Serendipity is moving with the seasons
Nature has a plan. There’s a force of life that flows throughout every living thing. There’s a magic in creation.
We all want to live our lives in tune with serendipity. We all want things to work out miraculously, but getting there is easier said than done.
We are extensions of the Earth. We are living breathing beings, and we can reclaim our cyclical natures. Instead of moving forward faster, what if we took time and relaxed into the seasons of life?
We must take in the information around us and do the best with what we have — then know when to wait for our next move.
It’s not always springtime. Just like winter doesn’t last forever. By adapting to the information we are given, we have a better chance of capturing serendipity.
Like nighttime, darkness is always going to return. Ignorance can’t be banished. But we can make a plan for how to interact with it.
Darkness isn’t there
“There is no darkness anywhere; you cannot find it; it is simply an absence of light.” — Osho, Tantra: The Supreme Understanding
The question is not how to stop the darkness and ignorance. It’s what are we bringing to light?
Every person will have blind spots. It's impossible to know everything, or to be everything. However, appreciating where we are empty if the first step towards filling ourselvs up. If we can look at our own darkness, we shine light on it. However, it's usually way easier to ignore our blind spots, but imagine if we did that while driving? We would end up in an accident.

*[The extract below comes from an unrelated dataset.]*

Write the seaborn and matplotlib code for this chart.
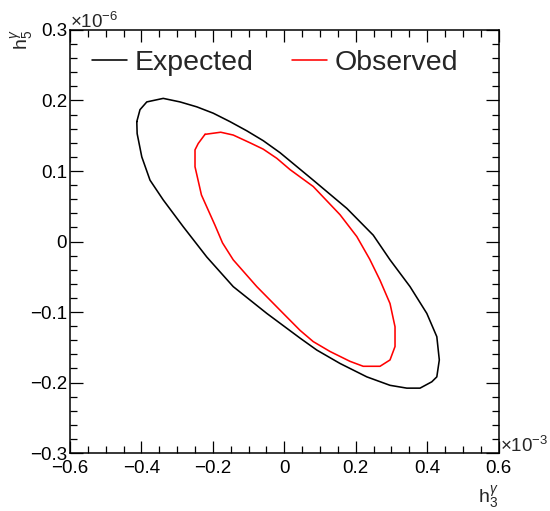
import numpy as np
import pandas as pd
import matplotlib
matplotlib.use("Agg")
import matplotlib.pyplot as plt
from matplotlib.ticker import MultipleLocator, FuncFormatter
import seaborn as sns

# 95% CL contours: h3 in units of 1e-3, h5 in units of 1e-6
expected_h3 = [-0.413, -0.404, -0.385, -0.339, -0.292, -0.245, -0.199, -0.152, -0.105,
               -0.059, -0.012, 0.081, 0.175, 0.249, 0.296, 0.352, 0.399, 0.427,
               0.434, 0.427, 0.413, 0.380, 0.343, 0.296, 0.231, 0.156, 0.091,
               0.044, -0.049, -0.143, -0.217, -0.283, -0.339, -0.376, -0.399, -0.412]
expected_h5 = [0.170, 0.187, 0.198, 0.203, 0.198, 0.191, 0.182, 0.170, 0.157,
               0.143, 0.126, 0.087, 0.047, 0.009, -0.026, -0.064, -0.102, -0.135,
               -0.168, -0.192, -0.199, -0.208, -0.208, -0.204, -0.192, -0.173, -0.154,
               -0.137, -0.102, -0.064, -0.022, 0.021, 0.059, 0.087, 0.120, 0.153]

observed_h3 = [-0.222, -0.178, -0.143, -0.096, -0.059, -0.021, 0.016, 0.081, 0.156,
               0.203, 0.239, 0.268, 0.296, 0.310, 0.310, 0.296, 0.268, 0.221,
               0.184, 0.128, 0.081, 0.044, -0.003, -0.077, -0.143, -0.173, -0.194,
               -0.217, -0.232, -0.250, -0.250, -0.241]
observed_h5 = [0.152, 0.155, 0.151, 0.140, 0.131, 0.118, 0.102, 0.078, 0.038,
               0.007, -0.025, -0.055, -0.088, -0.121, -0.149, -0.168, -0.177, -0.177,
               -0.170, -0.156, -0.142, -0.126, -0.102, -0.064, -0.026, -0.002, 0.023,
               0.049, 0.066, 0.106, 0.130, 0.139]

series_names = ["Expected", "Observed"]
series_colors = ["black", "#ff0000"]

sns.set_theme(style="ticks")
plt.rcParams["font.family"] = ["Liberation Sans", "DejaVu Sans"]
plt.rcParams["mathtext.fontset"] = "custom"
plt.rcParams["mathtext.rm"] = "Liberation Sans"
plt.rcParams["mathtext.it"] = "Liberation Sans:italic"

W, H = 550, 511
fig = plt.figure(figsize=(W / 100, H / 100), dpi=100)
ax = fig.add_axes([70 / W, 1 - 453 / H, 428.6 / W, 423 / H])


def closed(xs, ys):
    return pd.DataFrame({"h3": list(xs) + [xs[0]], "h5": list(ys) + [ys[0]]})


for name, color, xs, ys in [
    (series_names[0], series_colors[0], expected_h3, expected_h5),
    (series_names[1], series_colors[1], observed_h3, observed_h5),
]:
    sns.lineplot(data=closed(xs, ys), x="h3", y="h5", sort=False, estimator=None,
                 color=color, linewidth=1.15, label=name, ax=ax)

ax.set_xlim(-0.6, 0.6)
ax.set_ylim(-0.3, 0.3)

ax.xaxis.set_major_locator(MultipleLocator(0.2))
ax.xaxis.set_minor_locator(MultipleLocator(0.05))
ax.yaxis.set_major_locator(MultipleLocator(0.1))
ax.yaxis.set_minor_locator(MultipleLocator(0.02))


def fmt(v, _):
    if abs(v) < 1e-9:
        return "0"
    return f"{v:.1f}".replace("-", "\u2212")


ax.xaxis.set_major_formatter(FuncFormatter(fmt))
ax.yaxis.set_major_formatter(FuncFormatter(fmt))

ax.tick_params(which="both", direction="in", top=True, right=True,
               labelsize=13.5, colors="black", width=0.9)
ax.tick_params(axis="x", which="major", length=8.9, pad=5)
ax.tick_params(axis="x", which="minor", length=4.8)
ax.tick_params(axis="y", which="major", length=9.4, pad=2)
ax.tick_params(axis="y", which="minor", length=5.0)

for sp in ax.spines.values():
    sp.set_visible(True)
    sp.set_color("black")
    sp.set_linewidth(1.1)

ax.set_xlabel("")
ax.set_ylabel("")

# Axis titles and exponent markers
fig.text(488 / W, 1 - 497 / H, r"h$_{3}^{\gamma}$", ha="center", va="center",
         fontsize=14)
fig.text(22 / W, 1 - 40 / H, r"h$_{5}^{\gamma}$", ha="center", va="center",
         fontsize=14, rotation=90)
fig.text(70 / W, 1 - 28 / H, r"$\times$10$^{-6}$", ha="left", va="baseline",
         fontsize=13.5)
fig.text(500 / W, 1 - 452 / H, r"$\times$10$^{-3}$", ha="left", va="baseline",
         fontsize=13.5)

ax.legend(loc="upper left", bbox_to_anchor=(0.025, 0.979), ncol=2,
          frameon=False, fontsize=20.5, handlelength=1.23,
          handletextpad=0.28, columnspacing=1.33, borderaxespad=0)

fig.savefig("out.png", dpi=100, facecolor="white")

It's so crucial to take in the full view of ourselves, our lives and the world around. When we accept the good and the bad, we can act from an informed place.
Darkness is an absence of something, and the only way to fill this space is to offer our information, our light. Just by being alive, we are doing this. We are learning, growing, and expanding.

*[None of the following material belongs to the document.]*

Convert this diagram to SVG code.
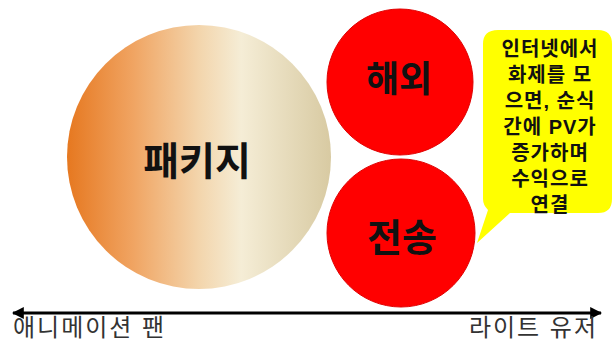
<svg xmlns="http://www.w3.org/2000/svg" width="613" height="343" viewBox="0 0 613 343">
  <style>
    .kr { font-family: "Liberation Sans", "Noto Sans CJK KR", sans-serif; }
    .b { font-weight: bold; fill: #111; text-anchor: middle; }
    .axis-label { font-size: 24px; fill: #333; letter-spacing: 2px; }
    .red { fill: #FF0000; stroke: #E00000; stroke-width: 1; }
  </style>
  <defs>
    <linearGradient id="pkg" x1="0" y1="0" x2="1" y2="0">
      <stop offset="0" stop-color="#E67820"/>
      <stop offset="0.25" stop-color="#F0A462"/>
      <stop offset="0.5" stop-color="#F3D5AC"/>
      <stop offset="0.66" stop-color="#F5EDD6"/>
      <stop offset="1" stop-color="#D8CAA2"/>
    </linearGradient>
    <marker id="arr" viewBox="0 0 10 10" refX="9" refY="5" markerWidth="4" markerHeight="4" orient="auto-start-reverse">
      <path d="M0,0 L10,5 L0,10 Z" fill="#000"/>
    </marker>
  </defs>
  <rect width="613" height="343" fill="#fff"/>

  <g id="package">
    <circle cx="199" cy="157" r="132" fill="url(#pkg)"/>
    <text class="kr b" x="197" y="175" font-size="39">패키지</text>
  </g>

  <g id="overseas">
    <circle class="red" cx="400" cy="82" r="73"/>
    <text class="kr b" x="399" y="92" font-size="36">해외</text>
  </g>

  <g id="transfer">
    <circle class="red" cx="401" cy="233" r="74"/>
    <text class="kr b" x="402" y="251" font-size="38">전송</text>
  </g>

  <g id="callout">
    <path d="M498,30 H598 Q612,30 612,44 V199 Q612,213 598,213 H510 L477,243 L488,210 Q483,205 483,199 V44 Q483,30 498,30 Z" fill="#FFFF00"/>
    <g class="kr b" font-size="20" letter-spacing="1">
      <text x="550" y="56">인터넷에서</text>
      <text x="550" y="82">화제를 모</text>
      <text x="550" y="108">으면, 순식</text>
      <text x="550" y="134">간에 PV가</text>
      <text x="550" y="160">증가하며</text>
      <text x="550" y="186">수익으로</text>
      <text x="550" y="212">연결</text>
    </g>
  </g>

  <g id="connectors">
    <line x1="13" y1="313" x2="601" y2="313" stroke="#000" stroke-width="3" marker-start="url(#arr)" marker-end="url(#arr)"/>
  </g>

  <g id="axis-labels">
    <text class="kr axis-label" x="13" y="336">애니메이션 팬</text>
    <text class="kr axis-label" x="598" y="336" text-anchor="end">라이트 유저</text>
  </g>
</svg>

We are illuminating the world through our personal journeys.
When we are willing to shine a light within ourselves, there is much information to uncover. When we are eager to look inwards, we unlock our potential.
When we choose to come together and share this information, collective illumination is inevitable.
So yes, we could say these are scary times to be alive. For some, this is entirely true. Or we can acknowledge all that we are bringing to the world. We can take responsibility to fill the darkness with our light and boldly step into this new era of humanity. Life is full of potential, but we have to choose to turn on the light.